▶ **INSTRUCTION**
In this exercise, return the whole listing exactly, excluding any images.

▶ **DATA**
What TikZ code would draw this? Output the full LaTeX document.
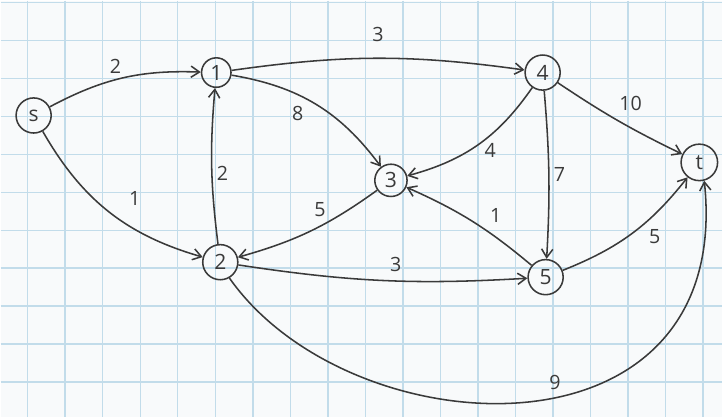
\documentclass[tikz,border=0pt]{standalone}
\usepackage{fontspec}
\setmainfont{Open Sans}
\usepackage{xcolor}
\usepackage{tikz}
\usetikzlibrary{
    arrows.meta,
    positioning
}
\definecolor{paper}{HTML}{F8FAFB}
\definecolor{gridblue}{HTML}{C2DCEA}
\definecolor{pencil}{HTML}{3A3A3A}

\begin{document}
\begin{tikzpicture}[
        x=0.025cm, y=-0.025cm,
        vertex/.style={draw=pencil, line width=1.1pt, circle, minimum size=24pt, inner sep=0pt, text=pencil, font=\fontsize{15}{18}\selectfont},
        wedge/.style={draw=pencil, line width=1.1pt, -{Straight Barb[length=6pt, width=8pt]}},
        weight/.style={text=pencil, font=\fontsize{14}{17}\selectfont, inner sep=2pt},
        gridline/.style={draw=gridblue, line width=1pt}
      ]

      % graph paper
      \fill[paper] (0,0) rectangle (723,417);
      \foreach \gx in {0,...,18} {
        \draw[gridline] (27+37.6*\gx,0) -- (27+37.6*\gx,417);
      }
      \foreach \gy in {0,...,10} {
        \draw[gridline] (0,2+38*\gy) -- (723,2+38*\gy);
      }
      \useasboundingbox (0,0) rectangle (723,417);

      % vertices
      \node[vertex, minimum size=25pt] (s) at (33,115) {s};
      \node[vertex, minimum size=21pt] (v1) at (216,72) {1};
      \node[vertex, minimum size=25pt] (v4) at (543,72) {4};
      \node[vertex, minimum size=23pt] (v3) at (391,180) {3};
      \node[vertex, minimum size=26pt] (t) at (700,162) {t};
      \node[vertex, minimum size=25pt] (v2) at (220,262) {2};
      \node[vertex, minimum size=25pt] (v5) at (546,277) {5};

      % edges
      \draw[wedge] (s) to[bend left=15] node[weight, pos=0.45, above=2pt] {2} (v1);
      \draw[wedge] (s) to[bend right=22] node[weight, pos=0.55, above right=9pt] {1} (v2);
      \draw[wedge] (v1) to[bend left=8] node[weight, pos=0.5, above=9pt] {3} (v4);
      \draw[wedge] (v1) to[bend left=22] node[weight, pos=0.45, below left=2pt] {8} (v3);
      \draw[wedge] (v2) to[bend left=6] node[weight, pos=0.45, right=1pt] {2} (v1);
      \draw[wedge] (v3) to[bend left=10] node[weight, pos=0.35, above left=1pt] {5} (v2);
      \draw[wedge] (v2) to[bend right=6] node[weight, pos=0.55, above=4pt] {3} (v5);
      \draw[wedge] (v4) to[bend left=20] node[weight, pos=0.4, below=3pt] {4} (v3);
      \draw[wedge] (v4) to[bend left=4] node[weight, pos=0.5, right=1pt] {7} (v5);
      \draw[wedge] (v4) to[bend right=4] node[weight, pos=0.45, above right=3pt] {10} (t);
      \draw[wedge] (v5) to[bend right=8] node[weight, pos=0.4, above right=3pt] {1} (v3);
      \draw[wedge] (v5) to[bend right=15] node[weight, pos=0.6, below right=2pt] {5} (t);
      \draw[wedge] (v2.-60) .. controls (350,450) and (735,470) .. node[weight, pos=0.55, above=3pt] {9} (t.-75);
    \end{tikzpicture}
\end{document}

▶ **TASK SOLUTION**
What TikZ code would draw this? Output the full LaTeX document.
\documentclass[tikz,border=0pt]{standalone}
\usepackage{fontspec}
\setmainfont{Open Sans}
\usepackage{xcolor}
\usepackage{tikz}
\usetikzlibrary{
    arrows.meta,
    positioning
}
\definecolor{paper}{HTML}{F8FAFB}
\definecolor{gridblue}{HTML}{C2DCEA}
\definecolor{pencil}{HTML}{3A3A3A}

\begin{document}
\begin{tikzpicture}[
        x=0.025cm, y=-0.025cm,
        vertex/.style={draw=pencil, line width=1.1pt, circle, minimum size=24pt, inner sep=0pt, text=pencil, font=\fontsize{15}{18}\selectfont},
        wedge/.style={draw=pencil, line width=1.1pt, -{Straight Barb[length=6pt, width=8pt]}},
        weight/.style={text=pencil, font=\fontsize{14}{17}\selectfont, inner sep=2pt},
        gridline/.style={draw=gridblue, line width=1pt}
      ]

      % graph paper
      \fill[paper] (0,0) rectangle (723,417);
      \foreach \gx in {0,...,18} {
        \draw[gridline] (27+37.6*\gx,0) -- (27+37.6*\gx,417);
      }
      \foreach \gy in {0,...,10} {
        \draw[gridline] (0,2+38*\gy) -- (723,2+38*\gy);
      }
      \useasboundingbox (0,0) rectangle (723,417);

      % vertices
      \node[vertex, minimum size=25pt] (s) at (33,115) {s};
      \node[vertex, minimum size=21pt] (v1) at (216,72) {1};
      \node[vertex, minimum size=25pt] (v4) at (543,72) {4};
      \node[vertex, minimum size=23pt] (v3) at (391,180) {3};
      \node[vertex, minimum size=26pt] (t) at (700,162) {t};
      \node[vertex, minimum size=25pt] (v2) at (220,262) {2};
      \node[vertex, minimum size=25pt] (v5) at (546,277) {5};

      % edges
      \draw[wedge] (s) to[bend left=15] node[weight, pos=0.45, above=2pt] {2} (v1);
      \draw[wedge] (s) to[bend right=22] node[weight, pos=0.55, above right=9pt] {1} (v2);
      \draw[wedge] (v1) to[bend left=8] node[weight, pos=0.5, above=9pt] {3} (v4);
      \draw[wedge] (v1) to[bend left=22] node[weight, pos=0.45, below left=2pt] {8} (v3);
      \draw[wedge] (v2) to[bend left=6] node[weight, pos=0.45, right=1pt] {2} (v1);
      \draw[wedge] (v3) to[bend left=10] node[weight, pos=0.35, above left=1pt] {5} (v2);
      \draw[wedge] (v2) to[bend right=6] node[weight, pos=0.55, above=4pt] {3} (v5);
      \draw[wedge] (v4) to[bend left=20] node[weight, pos=0.4, below=3pt] {4} (v3);
      \draw[wedge] (v4) to[bend left=4] node[weight, pos=0.5, right=1pt] {7} (v5);
      \draw[wedge] (v4) to[bend right=4] node[weight, pos=0.45, above right=3pt] {10} (t);
      \draw[wedge] (v5) to[bend right=8] node[weight, pos=0.4, above right=3pt] {1} (v3);
      \draw[wedge] (v5) to[bend right=15] node[weight, pos=0.6, below right=2pt] {5} (t);
      \draw[wedge] (v2.-60) .. controls (350,450) and (735,470) .. node[weight, pos=0.55, above=3pt] {9} (t.-75);
    \end{tikzpicture}
\end{document}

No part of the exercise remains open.